Take dry-aging beef.
Meat coolers such as Steak Locker’s Smart Dry Age refrigerator, which produce tender, flavorful rib-eyes and T-bones, are becoming widely available. Gabriel Llaurado, who sells the $1,500 Steak Locker fridge at his virtual butcher shop Meat n’ Bone in Miami, estimates he sold more than 50 of them during the third and fourth quarters of 2020 and would have sold more if he could have sourced them. “There’s a lot of interest in having a steak like in a restaurant,” Llaurado says.
Bread-baking fatigue has given rise to a boom in homemade tortillas.
“Last year we sold about 50 tortilla presses and over 450 pounds of fresh masa,” says Aaron Harris, who with his wife, Christie, operates the Mexican specialty food shop Molino Tortilleria & Market in Sawyer, Mich. “That might not be a huge number in an urban area, but we’re a small town, where many are trying homemade tortillas for the first time—and then they’re hooked.”

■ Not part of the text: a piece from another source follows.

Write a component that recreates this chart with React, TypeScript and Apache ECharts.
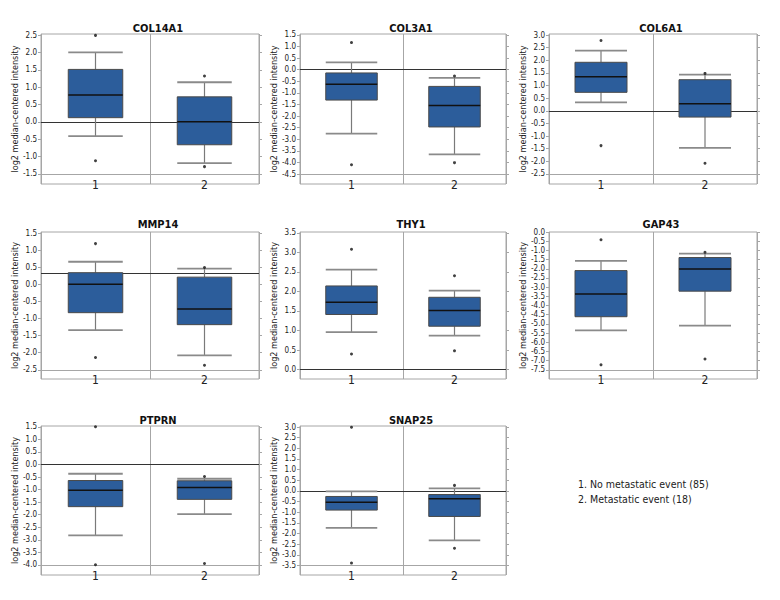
import React, { useEffect, useRef } from "react";
import * as echarts from "echarts";

const genes = ["COL14A1", "COL3A1", "COL6A1", "MMP14", "THY1", "GAP43", "PTPRN", "SNAP25"];
const categories = ["1", "2"];
const legendLines = ["1. No metastatic event (85)", "2. Metastatic event (18)"];
const yAxisName = "log2 median-centered intensity";

// per gene: two groups, each [lowerWhisker, Q1, median, Q3, upperWhisker]
const boxCOL14A1 = [[-0.41, 0.12, 0.77, 1.51, 2.0], [-1.19, -0.66, 0.0, 0.72, 1.14]];
const boxCOL3A1 = [[-2.76, -1.31, -0.63, -0.14, 0.32], [-3.65, -2.47, -1.54, -0.72, -0.35]];
const boxCOL6A1 = [[0.33, 0.73, 1.35, 1.92, 2.38], [-1.47, -0.25, 0.28, 1.23, 1.43]];
const boxMMP14 = [[-1.34, -0.83, 0.0, 0.34, 0.66], [-2.08, -1.18, -0.72, 0.21, 0.46]];
const boxTHY1 = [[0.96, 1.41, 1.72, 2.14, 2.56], [0.87, 1.11, 1.51, 1.85, 2.02]];
const boxGAP43 = [[-5.35, -4.61, -3.38, -2.1, -1.57], [-5.1, -3.22, -2.01, -1.39, -1.18]];
const boxPTPRN = [[-2.82, -1.68, -1.03, -0.64, -0.37], [-1.98, -1.39, -0.92, -0.65, -0.57]];
const boxSNAP25 = [[-1.74, -0.9, -0.53, -0.26, -0.02], [-2.32, -1.2, -0.37, -0.17, 0.12]];

// outliers per group
const outCOL14A1 = [[2.49, -1.12], [1.32, -1.29]];
const outCOL3A1 = [[1.17, -4.1], [-0.27, -4.01]];
const outCOL6A1 = [[2.78, -1.38], [1.48, -2.08]];
const outMMP14 = [[1.19, -2.14], [0.49, -2.37]];
const outTHY1 = [[3.08, 0.4], [2.4, 0.48]];
const outGAP43 = [[-0.42, -7.23], [-1.1, -6.91]];
const outPTPRN = [[1.5, -3.99], [-0.48, -3.94]];
const outSNAP25 = [[2.99, -3.39], [0.26, -2.69]];

// tick labels per gene
const ticksCOL14A1 = [-1.5, -1.0, -0.5, 0.0, 0.5, 1.0, 1.5, 2.0, 2.5];
const ticksCOL3A1 = [-4.5, -4.0, -3.5, -3.0, -2.5, -2.0, -1.5, -1.0, -0.5, 0.0, 0.5, 1.0, 1.5];
const ticksCOL6A1 = [-2.5, -2.0, -1.5, -1.0, -0.5, 0.0, 0.5, 1.0, 1.5, 2.0, 2.5, 3.0];
const ticksMMP14 = [-2.5, -2.0, -1.5, -1.0, -0.5, 0.0, 0.5, 1.0, 1.5];
const ticksTHY1 = [0.0, 0.5, 1.0, 1.5, 2.0, 2.5, 3.0, 3.5];
const ticksGAP43 = [-7.5, -7.0, -6.5, -6.0, -5.5, -5.0, -4.5, -4.0, -3.5, -3.0, -2.5, -2.0, -1.5, -1.0, -0.5, 0.0];
const ticksPTPRN = [-4.0, -3.5, -3.0, -2.5, -2.0, -1.5, -1.0, -0.5, 0.0, 0.5, 1.0, 1.5];
const ticksSNAP25 = [-3.5, -3.0, -2.5, -2.0, -1.5, -1.0, -0.5, 0.0, 0.5, 1.0, 1.5, 2.0, 2.5, 3.0];

// axis extents [min, max]
const rangeCOL14A1 = [-1.79, 2.53];
const rangeCOL3A1 = [-4.93, 1.54];
const rangeCOL6A1 = [-2.9, 3.04];
const rangeMMP14 = [-2.77, 1.53];
const rangeTHY1 = [-0.24, 3.52];
const rangeGAP43 = [-8.0, 0.0];
const rangePTPRN = [-4.4, 1.53];
const rangeSNAP25 = [-3.95, 3.05];

// reference (dark) line per gene
const refLines: (number | null)[] = [0, 0, 0, 0.32, 0, null, 0, 0];

const boxes = [boxCOL14A1, boxCOL3A1, boxCOL6A1, boxMMP14, boxTHY1, boxGAP43, boxPTPRN, boxSNAP25];
const outliers = [outCOL14A1, outCOL3A1, outCOL6A1, outMMP14, outTHY1, outGAP43, outPTPRN, outSNAP25];
const ticks = [ticksCOL14A1, ticksCOL3A1, ticksCOL6A1, ticksMMP14, ticksTHY1, ticksGAP43, ticksPTPRN, ticksSNAP25];
const ranges = [rangeCOL14A1, rangeCOL3A1, rangeCOL6A1, rangeMMP14, rangeTHY1, rangeGAP43, rangePTPRN, rangeSNAP25];

// layout
const colLeft = [41, 300, 549];
const colWidth = [218, 206, 208];
const rowTop = [34, 232, 426];
const rowHeight = [150, 147, 149];
const titleTop = [18, 214, 410];

const FONT = "'Liberation Sans Narrow', 'DejaVu Sans Condensed', 'Roboto', sans-serif";
const BOX_FILL = "#2c5d9b";
const FRAME = "#a6a6a6";

export default function App() {
  const ref = useRef<HTMLDivElement>(null);
  useEffect(() => {
    document.body.style.margin = "0";
    if (!ref.current) return;
    const chart = echarts.init(ref.current, null, { renderer: "svg" });

    const grids: any[] = [];
    const xAxes: any[] = [];
    const yAxes: any[] = [];
    const series: any[] = [];
    const titles: any[] = [];

    genes.forEach((g, i) => {
      const r = Math.floor(i / 3);
      const c = i % 3;
      grids.push({
        left: colLeft[c],
        top: rowTop[r],
        width: colWidth[c],
        height: rowHeight[r],
        show: true,
        borderColor: FRAME,
        borderWidth: 1,
        backgroundColor: "transparent",
      });
      titles.push({
        text: g,
        left: colLeft[c] + colWidth[c] / 2 + 3,
        top: titleTop[r],
        textAlign: "center",
        textStyle: { fontFamily: FONT, fontSize: 11, fontWeight: "bold", color: "#111" },
      });
      xAxes.push({
        type: "category",
        gridIndex: i,
        data: categories,
        axisLine: { show: false, onZero: false },
        axisTick: { show: false },
        axisLabel: { margin: -5, fontFamily: FONT, fontSize: 12, color: "#222" },
        splitLine: { show: true, lineStyle: { color: FRAME, width: 1 } },
      });
      const [mn, mx] = ranges[i];
      yAxes.push({
        type: "value",
        gridIndex: i,
        position: "left",
        min: mn,
        max: mx,
        name: yAxisName,
        nameLocation: "middle",
        nameGap: 22,
        nameMoveOverlap: false,
        nameTextStyle: { fontFamily: FONT, fontSize: 9, color: "#222" },
        axisLine: { show: false },
        axisTick: { show: true, length: 3, customValues: ticks[i], lineStyle: { color: FRAME } },
        axisLabel: {
          customValues: ticks[i],
          margin: 4,
          fontFamily: FONT,
          fontSize: 8,
          color: "#222",
          formatter: (v: number) => v.toFixed(1),
        },
        splitLine: { show: false },
      });
      yAxes.push({
        type: "value",
        gridIndex: i,
        position: "right",
        min: mn,
        max: mx,
        axisLine: { show: false },
        axisTick: { show: true, length: 3, customValues: ticks[i], lineStyle: { color: FRAME } },
        axisLabel: { show: false },
        splitLine: { show: false },
      });

      const boxData = boxes[i].map((b, k) => [k, ...b]);
      series.push({
        type: "custom",
        xAxisIndex: i,
        yAxisIndex: 2 * i,
        encode: { x: 0, y: [1, 2, 3, 4, 5] },
        data: boxData,
        z: 3,
        renderItem: (_p: any, api: any) => {
          const x = api.value(0);
          const lo = api.coord([x, api.value(1)]);
          const q1 = api.coord([x, api.value(2)]);
          const md = api.coord([x, api.value(3)]);
          const q3 = api.coord([x, api.value(4)]);
          const hi = api.coord([x, api.value(5)]);
          const bw = api.size([1, 0])[0] * 0.5;
          const cx = lo[0];
          const h = bw / 2;
          const wStyle = { stroke: "#7a7a7a", lineWidth: 1.2 };
          const cStyle = { stroke: "#8a8a8a", lineWidth: 1.8 };
          return {
            type: "group",
            children: [
              { type: "line", shape: { x1: cx, y1: hi[1], x2: cx, y2: q3[1] }, style: wStyle },
              { type: "line", shape: { x1: cx, y1: q1[1], x2: cx, y2: lo[1] }, style: wStyle },
              { type: "line", shape: { x1: cx - h, y1: hi[1], x2: cx + h, y2: hi[1] }, style: cStyle },
              { type: "line", shape: { x1: cx - h, y1: lo[1], x2: cx + h, y2: lo[1] }, style: cStyle },
              {
                type: "rect",
                shape: { x: cx - h, y: q3[1], width: bw, height: q1[1] - q3[1] },
                style: { fill: BOX_FILL, stroke: "#4a4a4a", lineWidth: 1 },
              },
              { type: "line", shape: { x1: cx - h, y1: md[1], x2: cx + h, y2: md[1] }, style: { stroke: "#111", lineWidth: 1.5 } },
            ],
          };
        },
      });

      const outData: number[][] = [];
      outliers[i].forEach((vals, k) => vals.forEach((v) => outData.push([k, v])));
      const mlData: any[] = [
        { yAxis: ticks[i][0], lineStyle: { color: FRAME, width: 1, type: "solid" } },
      ];
      if (refLines[i] !== null) {
        mlData.push({ yAxis: refLines[i], lineStyle: { color: "#333", width: 1.2, type: "solid" } });
      }
      series.push({
        type: "scatter",
        xAxisIndex: i,
        yAxisIndex: 2 * i,
        data: outData,
        symbol: "circle",
        symbolSize: 3,
        itemStyle: { color: "#111" },
        z: 4,
        markLine: {
          silent: true,
          symbol: "none",
          label: { show: false },
          z: 2,
          data: mlData,
        },
      });
    });

    chart.setOption({
      animation: false,
      backgroundColor: "#fff",
      title: titles,
      grid: grids,
      xAxis: xAxes,
      yAxis: yAxes,
      series,
      graphic: [
        {
          type: "text",
          left: 578,
          top: 476,
          style: {
            text: legendLines.join("\n"),
            fontFamily: FONT,
            fontSize: 10.5,
            lineHeight: 15,
            fill: "#222",
          },
        },
      ],
    });
    return () => chart.dispose();
  }, []);
  return <div ref={ref} style={{ width: 780, height: 600 }} />;
}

Homebrewers are filling their cups at a record pace, too.
Brooklyn Brew Shop owners Erica Shea and Stephen Valand shipped 80,000 kits in 2020, for $2 million in sales, a 250% rise from 2019. “Our April e-commerce looked like December, which is not how April ever looks,” Shea says. She expects 2021 to be even stronger with warmer weather. “There will be a lot of homemade beer served at socially distanced barbecues this summer.”